Profiling without JIT instrumentation

You might also be interested in using mono --aot to generate precompiled code, and then use a system like `oprofile' to profile your programs. We are also working OprofileWithAnonJitData

Memory Management in the .NET/Mono world.

Since Mono and .NET offer automatic garbage collection, the programmer is freed from having to track and dispose the objects it consumes (except for IDispose-like classes). This is a great productivity gain, but if you create thousands of objects, that will make the garbage collector do more work, and it might slow down your application.

Remember, each time you allocate an object, the GC is forced to find space for the object. Each object has an 8 byte overhead (4 to tell what type it is, then 4 for a sync block). If the GC finds that it is running out of room, it will scan every object for pointers, looking for unreferenced objects. If you allocate extra objects, the GC then must take the effort to free the objects.

Mono uses the Boehm GC, which is a conservative collector, and this might lead to some memory fragmentation and unlike generational GC systems, it has to scan the entire allocated memory pool.

Boxing

The .NET framework provides a rich hierarchy of object types. Each object not only has value information, but also type information associated with it. This type information makes many types of programs easier to write. It also has a cost associated with it. The type information takes up space.

In order to reduce the cost of type information, almost every Object Oriented language has the concept of `primitives'. They usually map to types such as integers and booleans. These types do not have any type information associated with them.

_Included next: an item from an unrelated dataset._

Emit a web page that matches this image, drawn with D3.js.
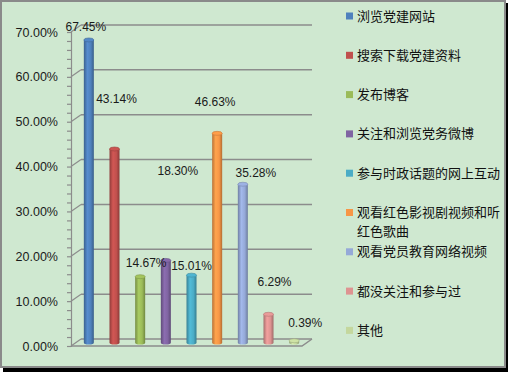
<!DOCTYPE html>
<html>
<head>
<meta charset="utf-8">
<script src="https://cdn.jsdelivr.net/npm/d3@7/dist/d3.min.js"></script>
<style>
html,body{margin:0;padding:0;background:#fff;}
svg{display:block;}
</style>
</head>
<body>
<svg id="chart" width="508" height="372"></svg>
<script>
/* 数据 */
// 分类
var CATEGORIES=["浏览党建网站","搜索下载党建资料","发布博客","关注和浏览党务微博","参与时政话题的网上互动","观看红色影视剧视频和听红色歌曲","观看党员教育网络视频","都没关注和参与过","其他"];
// 比例
var VALUES=[0.6745,0.4314,0.1467,0.1830,0.1501,0.4663,0.3528,0.0629,0.0039];
// 纵轴刻度
var Y_TICKS=[0,0.1,0.2,0.3,0.4,0.5,0.6,0.7];

/* 样式 */
var BAR_COLORS=["#4F81BD","#C0504D","#9BBB59","#8064A2","#4BACC6","#F79646","#95A9D8","#DE9391","#C4D79D"];
// 数据标签微调 [dx,dy]（Excel里标签位置不规则）
var LABEL_NUDGE=[[-3,-9],[2,-46],[6,-10],[12,-85],[0,-5],[-2,-27],[13,-7],[6,-28],[11,-14]];

/* Global Config */
var WIDTH=508, HEIGHT=372;
var PLOT_LEFT=71, PLOT_RIGHT=302;
var PLOT_TOP=32, PLOT_BOTTOM=346;
// 三维进深偏移
var DX=10, DY=-7;
var BAR_WIDTH=10;
var BG="#CFE8D0";
var GRID="#8C8C8C";
var LEGEND_X=346, LEGEND_Y=16, LEGEND_STEP=39.3, LEGEND_WRAP=146;

var svg=d3.select("#chart");

var x=d3.scaleBand().domain(CATEGORIES).range([PLOT_LEFT,PLOT_RIGHT]);
var y=d3.scaleLinear().domain([0,0.7]).range([PLOT_BOTTOM,PLOT_TOP]);
var color=d3.scaleOrdinal().domain(CATEGORIES).range(BAR_COLORS);

drawFrame();
drawWalls();
drawAxis();
drawBars();
drawLabels();
drawLegend();

//背景和边框
function drawFrame(){
	svg.append("rect")
		.attr("x",WIDTH-3).attr("y",3).attr("width",3).attr("height",HEIGHT-3)
		.style("fill","#000");
	svg.append("rect")
		.attr("x",3).attr("y",HEIGHT-5).attr("width",WIDTH-3).attr("height",5)
		.style("fill","#000");
	svg.append("rect")
		.attr("x",1).attr("y",1).attr("width",WIDTH-4).attr("height",HEIGHT-6)
		.style("fill",BG)
		.style("stroke","#8A8A8A")
		.style("stroke-width","2px");
}

//背景墙网格线和底面
function drawWalls(){
	var g=svg.append("g").attr("class","walls");
	Y_TICKS.forEach(function(t){
		g.append("line")
			.attr("x1",PLOT_LEFT+DX).attr("x2",PLOT_RIGHT+DX)
			.attr("y1",y(t)+DY).attr("y2",y(t)+DY)
			.style("stroke",GRID).style("stroke-width","1.5px");
		g.append("line")
			.attr("x1",PLOT_LEFT).attr("x2",PLOT_LEFT+DX)
			.attr("y1",y(t)).attr("y2",y(t)+DY)
			.style("stroke",GRID).style("stroke-width","1.2px");
	});
	//底面
	g.append("path")
		.attr("d","M"+PLOT_LEFT+","+y(0)+"L"+PLOT_RIGHT+","+y(0)+"L"+(PLOT_RIGHT+DX)+","+(y(0)+DY))
		.style("fill","none").style("stroke",GRID).style("stroke-width","1.5px");
}

//纵轴
function drawAxis(){
	var minor=d3.range(0,0.7001,0.02);
	svg.append("g")
		.attr("transform","translate("+PLOT_LEFT+",0)")
		.call(d3.axisLeft(y).tickValues(minor).tickSize(4).tickFormat(""))
		.call(function(g){
			g.selectAll("line,path").style("stroke",GRID).style("stroke-width","1.2px");
		});
	svg.append("g")
		.attr("transform","translate("+PLOT_LEFT+",0)")
		.call(d3.axisLeft(y).tickValues(Y_TICKS).tickSize(0).tickPadding(13).tickFormat(d3.format(".2%")))
		.call(function(g){
			g.select(".domain").remove();
			g.selectAll("text")
				.style("font-family","'Liberation Sans',Arial,sans-serif")
				.style("font-size","12.5px")
				.style("fill","#1a1a1a");
		});
}

//柱子（圆柱）
function drawBars(){
	var defs=svg.append("defs");
	CATEGORIES.forEach(function(c,i){
		var base=d3.color(color(c));
		var grad=defs.append("linearGradient").attr("id","grad"+i).attr("x1","0").attr("x2","1").attr("y1","0").attr("y2","0");
		grad.append("stop").attr("offset","0").attr("stop-color",base.darker(0.8));
		grad.append("stop").attr("offset","0.35").attr("stop-color",base.brighter(0.25));
		grad.append("stop").attr("offset","0.7").attr("stop-color",base);
		grad.append("stop").attr("offset","1").attr("stop-color",base.darker(0.9));
	});
	var bars=svg.append("g").attr("class","bars")
		.selectAll("g").data(CATEGORIES).join("g");
	bars.each(function(c,i){
		var g=d3.select(this);
		var cx=x(c)+x.bandwidth()/2+DX/2;
		var yb=y(0)+DY/2;
		var yt=y(VALUES[i])+DY/2;
		var rx=BAR_WIDTH/2, ry=2;
		var base=d3.color(color(c));
		g.append("path")
			.attr("d","M"+(cx-rx)+","+yt+"L"+(cx-rx)+","+yb+"A"+rx+","+ry+" 0 0 0 "+(cx+rx)+","+yb+"L"+(cx+rx)+","+yt+"Z")
			.style("fill","url(#grad"+i+")");
		g.append("ellipse")
			.attr("cx",cx).attr("cy",yt).attr("rx",rx).attr("ry",ry)
			.style("fill",base.brighter(0.15))
			.style("stroke",base.darker(0.6))
			.style("stroke-width","0.6px");
	});
}

//数据标签
function drawLabels(){
	svg.append("g").attr("class","labels")
		.selectAll("text").data(CATEGORIES).join("text")
		.attr("x",function(c,i){return x(c)+x.bandwidth()/2+DX/2+LABEL_NUDGE[i][0];})
		.attr("y",function(c,i){return y(VALUES[i])+DY/2+LABEL_NUDGE[i][1];})
		.attr("text-anchor","middle")
		.style("font-family","'Liberation Sans',Arial,sans-serif")
		.style("font-size","12px")
		.style("fill","#1a1a1a")
		.text(function(c,i){return d3.format(".2%")(VALUES[i]);});
}

//图例
function drawLegend(){
	var items=svg.append("g").attr("class","legend")
		.selectAll("g").data(CATEGORIES).join("g")
		.attr("transform",function(c,i){return "translate("+LEGEND_X+","+(LEGEND_Y+i*LEGEND_STEP)+")";});
	items.append("rect")
		.attr("x",0).attr("y",-3.5).attr("width",7).attr("height",7)
		.style("fill",function(c){return color(c);});
	items.each(function(c){
		var t=d3.select(this).append("text")
			.attr("x",11).attr("y",4.5)
			.style("font-family","'Noto Sans CJK SC',sans-serif")
			.style("font-size","13px")
			.style("fill","#111");
		var tspan=t.append("tspan").attr("x",11).text("");
		var chars=c.split(""), line="";
		for(var k=0;k<chars.length;k++){
			tspan.text(line+chars[k]);
			if(tspan.node().getComputedTextLength()>LEGEND_WRAP&&line.length>0){
				tspan.text(line);
				line=chars[k];
				tspan=t.append("tspan").attr("x",11).attr("dy",19).text(line);
			}
			else{line+=chars[k];}
		}
	});
}
</script>
</body>
</html>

However, the language also must be able to treat primitives as first class datums -- in the class with objects. Languages handle this issue in different ways. Some choose to make a special class for each primitive, and force the user to do an operation such as:

 // This is Java list.add (new Integer (1)); System.out.println (list.get (1).intValue ()); 


The C# design team was not satisfied with this type of construct. They added a notion of `boxing' to the language.

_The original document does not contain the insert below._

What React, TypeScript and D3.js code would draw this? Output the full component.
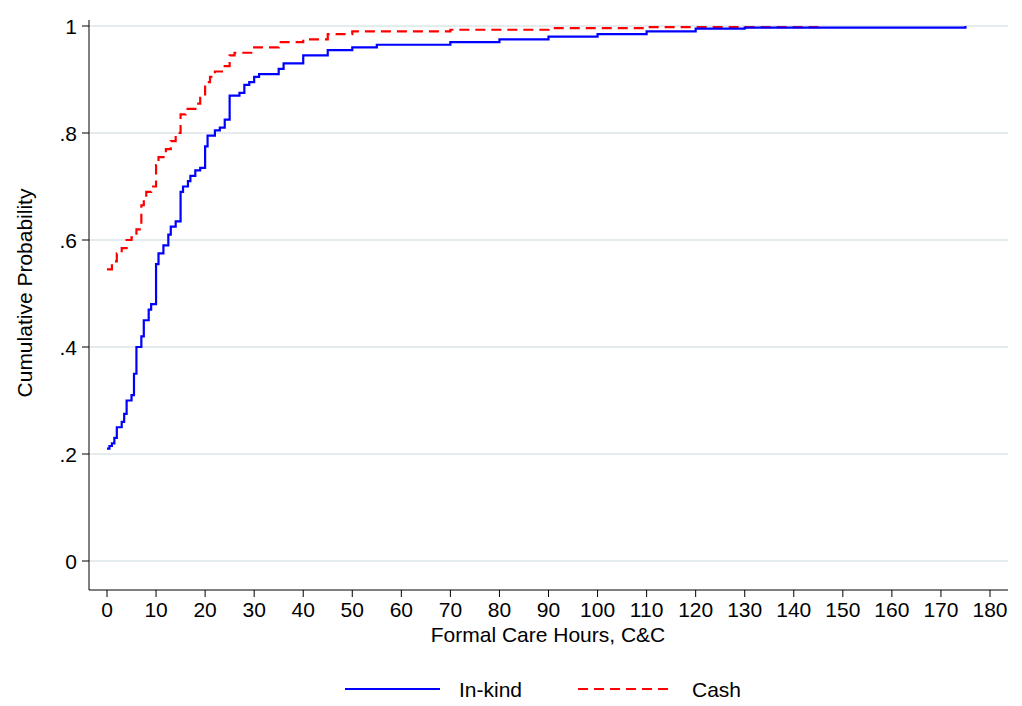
import React from "react";
import * as d3 from "d3";

const inkindH = [0,0.5,1,1.5,2,3,3.5,4,5,5.5,6,7,7.5,8.5,9,10,10.5,11.5,12.5,13,14,15,15.5,16.5,17,18,19,20,20.5,22,23,24,25,27,28,29,30,31,35,36,40,45,50,55,70,80,90,100,110,120,130,175];
const inkindP = [0.21,0.215,0.22,0.23,0.25,0.26,0.275,0.3,0.31,0.35,0.4,0.42,0.45,0.47,0.48,0.555,0.575,0.59,0.61,0.625,0.635,0.69,0.7,0.71,0.72,0.73,0.735,0.775,0.795,0.805,0.81,0.825,0.87,0.875,0.89,0.895,0.905,0.91,0.92,0.93,0.945,0.955,0.96,0.965,0.97,0.975,0.98,0.985,0.99,0.995,0.997,1.0];
const cashH = [0,1,2,3,4,5,6,7,7.5,8,9,10,10.5,12,13,14,15,16,18,19,20,21,22,24,25,26,30,35,40,45,50,70,90,110,145];
const cashP = [0.545,0.56,0.575,0.585,0.6,0.605,0.62,0.665,0.675,0.69,0.7,0.74,0.755,0.77,0.785,0.8,0.835,0.845,0.855,0.87,0.895,0.905,0.915,0.925,0.945,0.95,0.96,0.97,0.975,0.985,0.99,0.993,0.996,0.998,1.0];
const xTicks = d3.range(0, 181, 10);
const yTicks = [0, 0.2, 0.4, 0.6, 0.8, 1];
const yLabels = ["0", ".2", ".4", ".6", ".8", "1"];

export default function App() {
  const W = 1022, H = 706;
  const x = d3.scaleLinear().domain([0, 180]).range([107, 990]);
  const y = d3.scaleLinear().domain([0, 1]).range([561, 26]);
  const line = d3.line<[number, number]>().x(d => x(d[0])).y(d => y(d[1])).curve(d3.curveStepAfter);
  const blue = inkindH.map((h, i) => [h, inkindP[i]] as [number, number]);
  const red = cashH.map((h, i) => [h, cashP[i]] as [number, number]);
  const font = "'Liberation Sans', Arial, sans-serif";
  return (
    <svg width={W} height={H} style={{ position: "absolute", left: 0, top: 0, fontFamily: font }}>
      <rect width={W} height={H} fill="white" />
      {yTicks.map(t => (
        <line key={t} x1={89} x2={1008} y1={y(t)} y2={y(t)} stroke="#e4ecf0" strokeWidth={1.8} />
      ))}
      <line x1={89} x2={89} y1={20} y2={590} stroke="black" strokeWidth={1} />
      {yTicks.map((t, i) => (
        <g key={t}>
          <line x1={82} x2={89} y1={y(t)} y2={y(t)} stroke="black" />
          <text x={77} y={y(t) + 7.5} textAnchor="end" fontSize={21}>{yLabels[i]}</text>
        </g>
      ))}
      <line x1={89} x2={1008} y1={590} y2={590} stroke="black" strokeWidth={1} />
      {xTicks.map(t => (
        <g key={t}>
          <line x1={x(t)} x2={x(t)} y1={590} y2={597} stroke="black" />
          <text x={x(t)} y={617} textAnchor="middle" fontSize={21}>{t}</text>
        </g>
      ))}
      <text x={548} y={642} textAnchor="middle" fontSize={21}>Formal Care Hours, C&amp;C</text>
      <text transform="translate(32,293) rotate(-90)" textAnchor="middle" fontSize={21}>Cumulative Probability</text>
      <path d={line(red) ?? ""} fill="none" stroke="#ff0000" strokeWidth={2.2} strokeDasharray="10,6" />
      <path d={line(blue) ?? ""} fill="none" stroke="#0000ff" strokeWidth={2.2} />
      <line x1={345} x2={440} y1={689} y2={689} stroke="#0000ff" strokeWidth={2.2} />
      <text x={459} y={697} fontSize={21}>In-kind</text>
      <line x1={578} x2={673} y1={689} y2={689} stroke="#ff0000" strokeWidth={2.2} strokeDasharray="10,6" />
      <text x={692} y={697} fontSize={21}>Cash</text>
    </svg>
  );
}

Boxing performs the same thing as Java's new Integer (1). The user is not forced to write the extra code. However, behind the scenes the same thing is being done by the runtime. Each time a primitive is cast to an object, a new object is allocated.

You must be careful when casting a primitive to an object. Note that because it is an implicit conversion, you will not see it in your code. For example, boxing is happening here:

 ArrayList foo = new ArrayList (); foo.Add (1); 


In high performance code, this operation can be very costly.

Strings

You should look out for code that does "string arithmetic" as this tends to create many intermediate strings. In most programs we have seen on the wild string arithmetic has been a major source of unnecessary memory allocations. Eliminating these has historically improved performance and reduced memory consumption significantly.

These are observed with the "--profile=default:alloc" profiler.

Although the compiler will try to reduce the number of strings created durng string "building" you might want to consider a few appproaches:

  • Use the StringBuilder class as this class will minimize the number of temporary strings created.
  • If you are writing data out, you might consider just calling Write multiple times, or if this is a bottleneck, use String.Format.

Also, try to move string arithmetic out of loops as the compiler and JIT engine might not be able to move this code out.

Assisting the Garbage Collector

Although the Garbage Collector will do the right thing in terms of releasing and finalizing objects on time, you can assist the garbage collector by clearing the fields that points to objects. This means that some objects might be eligible for collection earlier than they would, this can help reduce the memory consumption and reduce the work that the GC has to do.

Understanding Memory Usage

Sizes are not what ps makes them look like.

(Taken from: Understanding Memory Management in GNOME):

People usually look at the memory sizes for the processes and misinterpret the information. This is a common mistake.

When talking about memory usage and the reports you get from the operating system, you need to keep in mind the following terms and what they mean:

SIZE This is the address space seen by the process. If the process maps 65 megs of memory, the address space of the process will be reported as 65 megs of memory.

Even if only 100k of memory are actually used.

This bit of information is not usually very useful and this is what most people believe is the actual memory usage of a program: it is not.

RSS This is the "Resident Set Size". This is the amount of memory actually resident on memory. This is a better computation of what is actually loaded in memory.

This does not include any piece of code that have been "swapped out".

So, for example, if you have a program that uses 100k of memory and the operating system discards or swaps 40k of memory, the RSS will be 60k.

The RSS includes both the memory which is unique to this process and the memory shared with other processes. In most modern Unix systems, a large part of this accounts for the memory used by shared libraries. So it usually includes the amount of memory that is used by other processes for the code that is shared: The libc is usually taken into account.

GNOME for example uses many shared libraries (this makes the applications share more memory).

SHARE This is the amount of memory from the RSS that is shared with other applications.

So, the actual memory used uniquely by an application is RSS - SHARE. If two programs use library "A", then the process would also be "responsible" for A/2 of the memory, but there are many variations (which pieces of the library each program uses) that make this computation hard.

A good approximation is thus "RSS - SHARE".

Other problems

Common problems with foreach

The foreach C# statement handles various kinds of different constructs (about seven different code patterns are generated). Typically foreach generates more efficient code than loops constructed manually, and also ensures that objects which implement IDispose are properly released.

But foreach sometimes might generate code that under stress performs badly. Foreach performs badly when its used in tight loops, and its use leads to the creation of many enumerators. Although technically obtaining an enumerator for some objects like ArrayList is more efficient than using the ArrayList indexer, the pressure introduced due to the extra memory requirements and the demands on the garbage collector make it more inefficient.

There is no straight-forward rule on when to use foreach, and when to use a manual loop. The best thing to do is to always use foreach, and only when profile shows a problem, replace foreach with for loops.